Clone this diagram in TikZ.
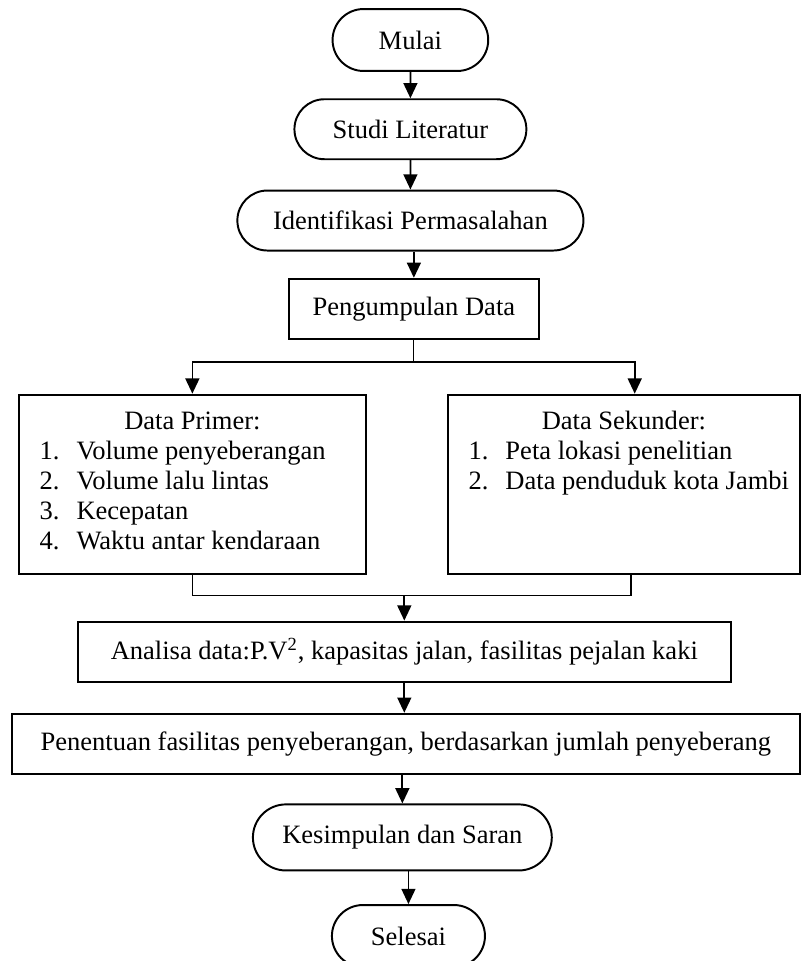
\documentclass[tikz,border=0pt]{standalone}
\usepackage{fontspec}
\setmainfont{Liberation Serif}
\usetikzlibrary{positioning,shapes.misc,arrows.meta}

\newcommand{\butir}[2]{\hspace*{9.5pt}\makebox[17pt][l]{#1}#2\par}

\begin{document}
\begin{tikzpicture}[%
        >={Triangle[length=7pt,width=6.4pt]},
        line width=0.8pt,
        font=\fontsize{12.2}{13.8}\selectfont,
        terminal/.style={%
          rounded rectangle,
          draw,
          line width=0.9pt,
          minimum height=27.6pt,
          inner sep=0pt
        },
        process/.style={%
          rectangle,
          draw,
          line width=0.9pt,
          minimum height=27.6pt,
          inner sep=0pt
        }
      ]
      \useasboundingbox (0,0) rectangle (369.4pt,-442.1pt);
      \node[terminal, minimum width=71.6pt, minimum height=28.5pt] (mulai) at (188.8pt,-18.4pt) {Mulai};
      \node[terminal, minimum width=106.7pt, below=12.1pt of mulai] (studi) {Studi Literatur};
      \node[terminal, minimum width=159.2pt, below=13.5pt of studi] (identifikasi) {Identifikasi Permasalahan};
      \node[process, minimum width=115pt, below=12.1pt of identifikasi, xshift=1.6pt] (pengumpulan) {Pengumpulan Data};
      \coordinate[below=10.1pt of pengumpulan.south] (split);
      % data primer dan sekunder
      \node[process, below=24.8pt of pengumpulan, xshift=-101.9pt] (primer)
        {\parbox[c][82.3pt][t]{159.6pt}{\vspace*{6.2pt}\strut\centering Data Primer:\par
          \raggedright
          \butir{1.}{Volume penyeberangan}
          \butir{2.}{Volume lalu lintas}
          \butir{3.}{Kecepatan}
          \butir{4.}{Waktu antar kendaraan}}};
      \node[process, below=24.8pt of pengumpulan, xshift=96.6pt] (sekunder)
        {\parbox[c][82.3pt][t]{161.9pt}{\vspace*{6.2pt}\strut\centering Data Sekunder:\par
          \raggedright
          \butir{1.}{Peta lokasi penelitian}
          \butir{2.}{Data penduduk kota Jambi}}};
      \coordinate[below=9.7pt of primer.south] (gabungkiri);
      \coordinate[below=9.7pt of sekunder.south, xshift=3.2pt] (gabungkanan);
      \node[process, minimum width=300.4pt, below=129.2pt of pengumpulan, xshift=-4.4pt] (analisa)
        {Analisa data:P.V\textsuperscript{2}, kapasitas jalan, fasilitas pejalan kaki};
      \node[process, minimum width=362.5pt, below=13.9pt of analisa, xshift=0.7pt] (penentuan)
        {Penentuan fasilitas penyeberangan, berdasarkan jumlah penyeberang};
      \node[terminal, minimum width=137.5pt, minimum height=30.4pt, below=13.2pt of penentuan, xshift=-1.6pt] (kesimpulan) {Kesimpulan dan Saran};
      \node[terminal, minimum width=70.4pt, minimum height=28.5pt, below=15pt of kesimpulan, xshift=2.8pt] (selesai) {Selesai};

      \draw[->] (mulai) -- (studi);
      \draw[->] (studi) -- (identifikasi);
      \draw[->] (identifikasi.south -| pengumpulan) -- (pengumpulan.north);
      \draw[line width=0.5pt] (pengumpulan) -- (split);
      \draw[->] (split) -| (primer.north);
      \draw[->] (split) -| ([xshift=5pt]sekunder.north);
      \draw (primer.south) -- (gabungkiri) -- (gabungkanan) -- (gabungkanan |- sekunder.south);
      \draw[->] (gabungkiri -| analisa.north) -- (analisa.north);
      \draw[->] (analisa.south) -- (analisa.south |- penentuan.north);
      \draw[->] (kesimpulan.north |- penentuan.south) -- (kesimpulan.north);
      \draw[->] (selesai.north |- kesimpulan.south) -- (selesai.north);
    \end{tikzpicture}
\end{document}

- **What you need to do**:
Give an exact reproduction of every line, leaving out any picture.

- **Answer to this exercise**:
Clone this diagram in TikZ.
\documentclass[tikz,border=0pt]{standalone}
\usepackage{fontspec}
\setmainfont{Liberation Serif}
\usetikzlibrary{positioning,shapes.misc,arrows.meta}

\newcommand{\butir}[2]{\hspace*{9.5pt}\makebox[17pt][l]{#1}#2\par}

\begin{document}
\begin{tikzpicture}[%
        >={Triangle[length=7pt,width=6.4pt]},
        line width=0.8pt,
        font=\fontsize{12.2}{13.8}\selectfont,
        terminal/.style={%
          rounded rectangle,
          draw,
          line width=0.9pt,
          minimum height=27.6pt,
          inner sep=0pt
        },
        process/.style={%
          rectangle,
          draw,
          line width=0.9pt,
          minimum height=27.6pt,
          inner sep=0pt
        }
      ]
      \useasboundingbox (0,0) rectangle (369.4pt,-442.1pt);
      \node[terminal, minimum width=71.6pt, minimum height=28.5pt] (mulai) at (188.8pt,-18.4pt) {Mulai};
      \node[terminal, minimum width=106.7pt, below=12.1pt of mulai] (studi) {Studi Literatur};
      \node[terminal, minimum width=159.2pt, below=13.5pt of studi] (identifikasi) {Identifikasi Permasalahan};
      \node[process, minimum width=115pt, below=12.1pt of identifikasi, xshift=1.6pt] (pengumpulan) {Pengumpulan Data};
      \coordinate[below=10.1pt of pengumpulan.south] (split);
      % data primer dan sekunder
      \node[process, below=24.8pt of pengumpulan, xshift=-101.9pt] (primer)
        {\parbox[c][82.3pt][t]{159.6pt}{\vspace*{6.2pt}\strut\centering Data Primer:\par
          \raggedright
          \butir{1.}{Volume penyeberangan}
          \butir{2.}{Volume lalu lintas}
          \butir{3.}{Kecepatan}
          \butir{4.}{Waktu antar kendaraan}}};
      \node[process, below=24.8pt of pengumpulan, xshift=96.6pt] (sekunder)
        {\parbox[c][82.3pt][t]{161.9pt}{\vspace*{6.2pt}\strut\centering Data Sekunder:\par
          \raggedright
          \butir{1.}{Peta lokasi penelitian}
          \butir{2.}{Data penduduk kota Jambi}}};
      \coordinate[below=9.7pt of primer.south] (gabungkiri);
      \coordinate[below=9.7pt of sekunder.south, xshift=3.2pt] (gabungkanan);
      \node[process, minimum width=300.4pt, below=129.2pt of pengumpulan, xshift=-4.4pt] (analisa)
        {Analisa data:P.V\textsuperscript{2}, kapasitas jalan, fasilitas pejalan kaki};
      \node[process, minimum width=362.5pt, below=13.9pt of analisa, xshift=0.7pt] (penentuan)
        {Penentuan fasilitas penyeberangan, berdasarkan jumlah penyeberang};
      \node[terminal, minimum width=137.5pt, minimum height=30.4pt, below=13.2pt of penentuan, xshift=-1.6pt] (kesimpulan) {Kesimpulan dan Saran};
      \node[terminal, minimum width=70.4pt, minimum height=28.5pt, below=15pt of kesimpulan, xshift=2.8pt] (selesai) {Selesai};

      \draw[->] (mulai) -- (studi);
      \draw[->] (studi) -- (identifikasi);
      \draw[->] (identifikasi.south -| pengumpulan) -- (pengumpulan.north);
      \draw[line width=0.5pt] (pengumpulan) -- (split);
      \draw[->] (split) -| (primer.north);
      \draw[->] (split) -| ([xshift=5pt]sekunder.north);
      \draw (primer.south) -- (gabungkiri) -- (gabungkanan) -- (gabungkanan |- sekunder.south);
      \draw[->] (gabungkiri -| analisa.north) -- (analisa.north);
      \draw[->] (analisa.south) -- (analisa.south |- penentuan.north);
      \draw[->] (kesimpulan.north |- penentuan.south) -- (kesimpulan.north);
      \draw[->] (selesai.north |- kesimpulan.south) -- (selesai.north);
    \end{tikzpicture}
\end{document}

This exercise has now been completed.